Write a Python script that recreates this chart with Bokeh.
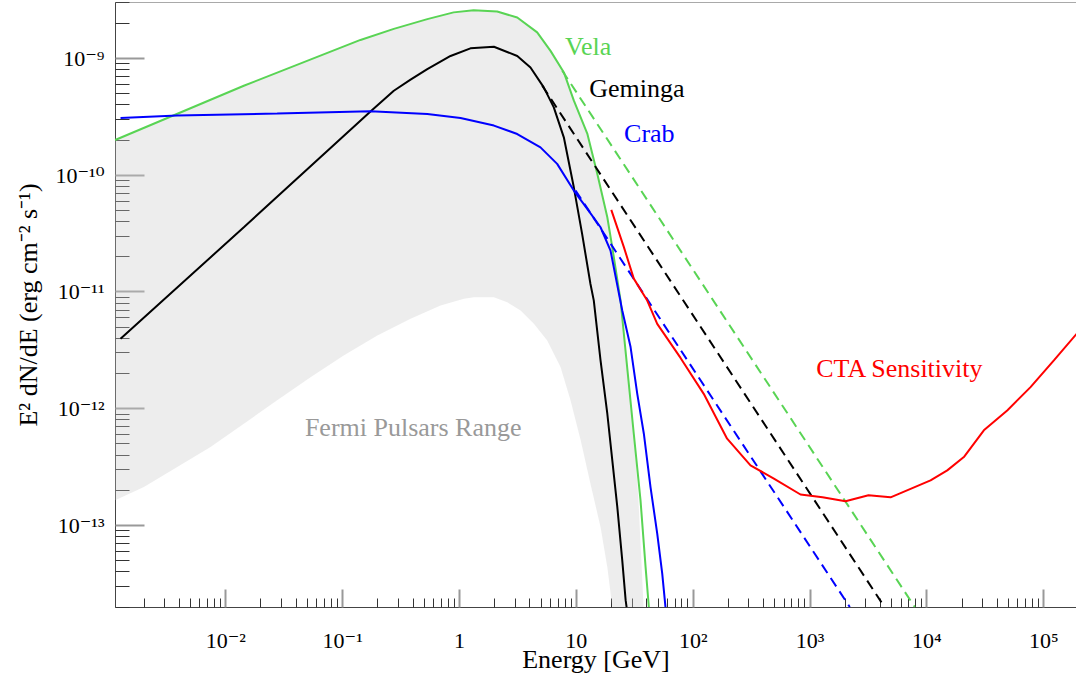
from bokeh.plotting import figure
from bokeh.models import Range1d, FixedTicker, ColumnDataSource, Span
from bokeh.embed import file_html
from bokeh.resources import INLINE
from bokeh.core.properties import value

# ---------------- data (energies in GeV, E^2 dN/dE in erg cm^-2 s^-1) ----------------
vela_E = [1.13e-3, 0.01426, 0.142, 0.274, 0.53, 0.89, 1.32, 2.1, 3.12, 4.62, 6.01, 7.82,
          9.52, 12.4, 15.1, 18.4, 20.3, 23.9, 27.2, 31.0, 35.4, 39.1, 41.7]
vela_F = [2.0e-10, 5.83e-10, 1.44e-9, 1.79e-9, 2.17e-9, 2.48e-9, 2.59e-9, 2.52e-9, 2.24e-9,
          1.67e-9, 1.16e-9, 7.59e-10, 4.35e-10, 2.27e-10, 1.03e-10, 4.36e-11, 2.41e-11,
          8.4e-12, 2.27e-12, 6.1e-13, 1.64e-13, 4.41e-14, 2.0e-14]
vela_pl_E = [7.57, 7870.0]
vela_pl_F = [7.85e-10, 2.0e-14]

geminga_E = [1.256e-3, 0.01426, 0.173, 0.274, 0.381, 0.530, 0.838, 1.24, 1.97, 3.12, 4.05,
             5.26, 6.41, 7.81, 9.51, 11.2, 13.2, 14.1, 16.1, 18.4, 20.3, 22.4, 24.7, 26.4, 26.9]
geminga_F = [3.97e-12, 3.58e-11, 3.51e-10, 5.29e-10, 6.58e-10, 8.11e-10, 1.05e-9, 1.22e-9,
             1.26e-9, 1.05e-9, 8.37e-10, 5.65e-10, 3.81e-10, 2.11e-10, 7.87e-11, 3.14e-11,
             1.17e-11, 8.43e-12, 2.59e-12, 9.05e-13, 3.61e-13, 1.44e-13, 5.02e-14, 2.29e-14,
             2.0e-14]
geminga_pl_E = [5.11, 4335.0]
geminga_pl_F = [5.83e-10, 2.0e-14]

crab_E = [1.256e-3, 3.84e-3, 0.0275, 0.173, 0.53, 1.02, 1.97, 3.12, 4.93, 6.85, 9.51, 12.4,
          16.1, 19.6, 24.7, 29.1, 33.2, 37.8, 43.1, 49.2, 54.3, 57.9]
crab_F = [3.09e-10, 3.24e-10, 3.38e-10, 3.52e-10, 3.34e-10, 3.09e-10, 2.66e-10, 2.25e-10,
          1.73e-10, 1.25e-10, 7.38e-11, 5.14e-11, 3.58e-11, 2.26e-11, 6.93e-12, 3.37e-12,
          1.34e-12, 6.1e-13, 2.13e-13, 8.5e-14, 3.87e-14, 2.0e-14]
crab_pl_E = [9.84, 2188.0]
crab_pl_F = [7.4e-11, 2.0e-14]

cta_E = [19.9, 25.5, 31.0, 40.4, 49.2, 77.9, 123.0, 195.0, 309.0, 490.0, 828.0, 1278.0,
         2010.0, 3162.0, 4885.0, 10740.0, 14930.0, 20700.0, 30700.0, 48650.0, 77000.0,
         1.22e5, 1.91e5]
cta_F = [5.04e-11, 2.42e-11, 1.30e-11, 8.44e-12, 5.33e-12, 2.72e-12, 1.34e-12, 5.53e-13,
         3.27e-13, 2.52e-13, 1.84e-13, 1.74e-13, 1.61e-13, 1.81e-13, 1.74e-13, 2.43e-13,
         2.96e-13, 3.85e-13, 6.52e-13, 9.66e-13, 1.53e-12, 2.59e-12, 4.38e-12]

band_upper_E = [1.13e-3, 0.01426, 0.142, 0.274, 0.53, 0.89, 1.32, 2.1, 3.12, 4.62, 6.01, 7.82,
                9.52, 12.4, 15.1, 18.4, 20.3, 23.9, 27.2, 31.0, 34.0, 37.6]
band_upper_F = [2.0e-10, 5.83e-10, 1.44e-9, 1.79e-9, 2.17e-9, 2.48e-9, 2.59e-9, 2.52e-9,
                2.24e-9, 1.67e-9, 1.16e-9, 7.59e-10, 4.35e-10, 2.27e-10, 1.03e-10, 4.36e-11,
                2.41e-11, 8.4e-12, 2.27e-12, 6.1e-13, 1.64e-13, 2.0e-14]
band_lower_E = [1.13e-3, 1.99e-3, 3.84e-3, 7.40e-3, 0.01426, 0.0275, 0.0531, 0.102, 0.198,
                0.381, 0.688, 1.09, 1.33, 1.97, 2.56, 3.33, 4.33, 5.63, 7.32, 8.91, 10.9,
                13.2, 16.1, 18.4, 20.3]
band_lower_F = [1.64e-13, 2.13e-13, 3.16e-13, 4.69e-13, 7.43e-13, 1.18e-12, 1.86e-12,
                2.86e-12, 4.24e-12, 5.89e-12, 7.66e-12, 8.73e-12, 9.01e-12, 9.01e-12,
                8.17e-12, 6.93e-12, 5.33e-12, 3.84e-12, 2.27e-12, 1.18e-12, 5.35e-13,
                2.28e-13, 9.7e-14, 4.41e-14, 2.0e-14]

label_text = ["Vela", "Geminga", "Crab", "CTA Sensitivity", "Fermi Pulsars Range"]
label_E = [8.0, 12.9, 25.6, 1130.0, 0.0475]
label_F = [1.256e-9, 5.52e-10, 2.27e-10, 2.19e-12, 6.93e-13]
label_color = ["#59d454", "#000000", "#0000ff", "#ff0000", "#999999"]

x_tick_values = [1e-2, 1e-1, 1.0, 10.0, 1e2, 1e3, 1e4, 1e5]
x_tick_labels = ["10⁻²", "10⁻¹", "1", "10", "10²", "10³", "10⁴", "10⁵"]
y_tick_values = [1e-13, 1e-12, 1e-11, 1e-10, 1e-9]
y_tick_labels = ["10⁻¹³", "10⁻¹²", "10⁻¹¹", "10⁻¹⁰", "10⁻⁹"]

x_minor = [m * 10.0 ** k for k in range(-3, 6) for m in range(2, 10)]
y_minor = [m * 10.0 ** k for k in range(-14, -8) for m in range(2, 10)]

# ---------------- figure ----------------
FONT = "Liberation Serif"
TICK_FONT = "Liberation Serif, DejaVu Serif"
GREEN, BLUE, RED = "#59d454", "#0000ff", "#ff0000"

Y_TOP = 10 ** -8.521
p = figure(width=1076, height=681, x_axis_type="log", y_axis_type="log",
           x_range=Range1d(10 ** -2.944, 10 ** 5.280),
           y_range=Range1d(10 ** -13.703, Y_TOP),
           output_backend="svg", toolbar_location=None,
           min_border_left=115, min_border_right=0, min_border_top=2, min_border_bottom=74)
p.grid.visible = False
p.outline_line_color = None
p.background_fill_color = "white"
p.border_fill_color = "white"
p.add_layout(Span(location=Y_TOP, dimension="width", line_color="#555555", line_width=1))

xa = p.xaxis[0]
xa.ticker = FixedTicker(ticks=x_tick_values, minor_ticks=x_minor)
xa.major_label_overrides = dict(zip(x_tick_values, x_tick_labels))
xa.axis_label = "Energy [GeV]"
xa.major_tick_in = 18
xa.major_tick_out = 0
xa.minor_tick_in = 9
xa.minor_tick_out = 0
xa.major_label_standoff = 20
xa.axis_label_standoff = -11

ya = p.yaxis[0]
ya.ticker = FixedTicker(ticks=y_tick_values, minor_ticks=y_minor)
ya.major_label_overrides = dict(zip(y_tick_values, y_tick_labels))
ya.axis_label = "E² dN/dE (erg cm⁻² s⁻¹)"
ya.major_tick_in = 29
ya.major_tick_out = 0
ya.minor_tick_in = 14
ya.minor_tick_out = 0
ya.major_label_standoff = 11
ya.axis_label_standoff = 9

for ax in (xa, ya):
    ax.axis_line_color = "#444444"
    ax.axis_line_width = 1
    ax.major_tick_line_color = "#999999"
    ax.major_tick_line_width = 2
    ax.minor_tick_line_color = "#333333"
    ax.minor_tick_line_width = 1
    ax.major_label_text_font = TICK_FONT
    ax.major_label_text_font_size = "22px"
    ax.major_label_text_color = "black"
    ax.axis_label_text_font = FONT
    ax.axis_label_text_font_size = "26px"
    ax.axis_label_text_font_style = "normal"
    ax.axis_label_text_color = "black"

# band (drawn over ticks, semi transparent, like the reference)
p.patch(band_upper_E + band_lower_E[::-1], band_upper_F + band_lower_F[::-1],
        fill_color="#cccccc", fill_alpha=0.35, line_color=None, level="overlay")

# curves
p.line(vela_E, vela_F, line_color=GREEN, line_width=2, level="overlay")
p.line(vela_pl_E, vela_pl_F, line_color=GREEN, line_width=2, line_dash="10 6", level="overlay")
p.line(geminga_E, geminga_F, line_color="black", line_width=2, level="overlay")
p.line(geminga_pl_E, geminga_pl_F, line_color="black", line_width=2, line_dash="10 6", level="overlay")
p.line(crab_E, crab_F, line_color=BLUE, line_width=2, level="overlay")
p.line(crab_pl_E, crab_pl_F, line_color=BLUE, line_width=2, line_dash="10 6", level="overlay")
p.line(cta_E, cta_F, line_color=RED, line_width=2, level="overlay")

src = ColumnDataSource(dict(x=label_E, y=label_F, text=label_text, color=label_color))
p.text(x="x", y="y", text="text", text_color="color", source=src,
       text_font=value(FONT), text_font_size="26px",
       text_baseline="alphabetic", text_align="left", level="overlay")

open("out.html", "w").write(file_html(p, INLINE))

**Goal of the exercise**
Exactly reproduce the run of lines from the start of the listing through the line with "vela_pl_F = [7.85e-10, 2.0e-14]", inclusive; pictures are not copied.

**Solution to the exercise**
Write a Python script that recreates this chart with Bokeh.
from bokeh.plotting import figure
from bokeh.models import Range1d, FixedTicker, ColumnDataSource, Span
from bokeh.embed import file_html
from bokeh.resources import INLINE
from bokeh.core.properties import value

# ---------------- data (energies in GeV, E^2 dN/dE in erg cm^-2 s^-1) ----------------
vela_E = [1.13e-3, 0.01426, 0.142, 0.274, 0.53, 0.89, 1.32, 2.1, 3.12, 4.62, 6.01, 7.82,
          9.52, 12.4, 15.1, 18.4, 20.3, 23.9, 27.2, 31.0, 35.4, 39.1, 41.7]
vela_F = [2.0e-10, 5.83e-10, 1.44e-9, 1.79e-9, 2.17e-9, 2.48e-9, 2.59e-9, 2.52e-9, 2.24e-9,
          1.67e-9, 1.16e-9, 7.59e-10, 4.35e-10, 2.27e-10, 1.03e-10, 4.36e-11, 2.41e-11,
          8.4e-12, 2.27e-12, 6.1e-13, 1.64e-13, 4.41e-14, 2.0e-14]
vela_pl_E = [7.57, 7870.0]
vela_pl_F = [7.85e-10, 2.0e-14]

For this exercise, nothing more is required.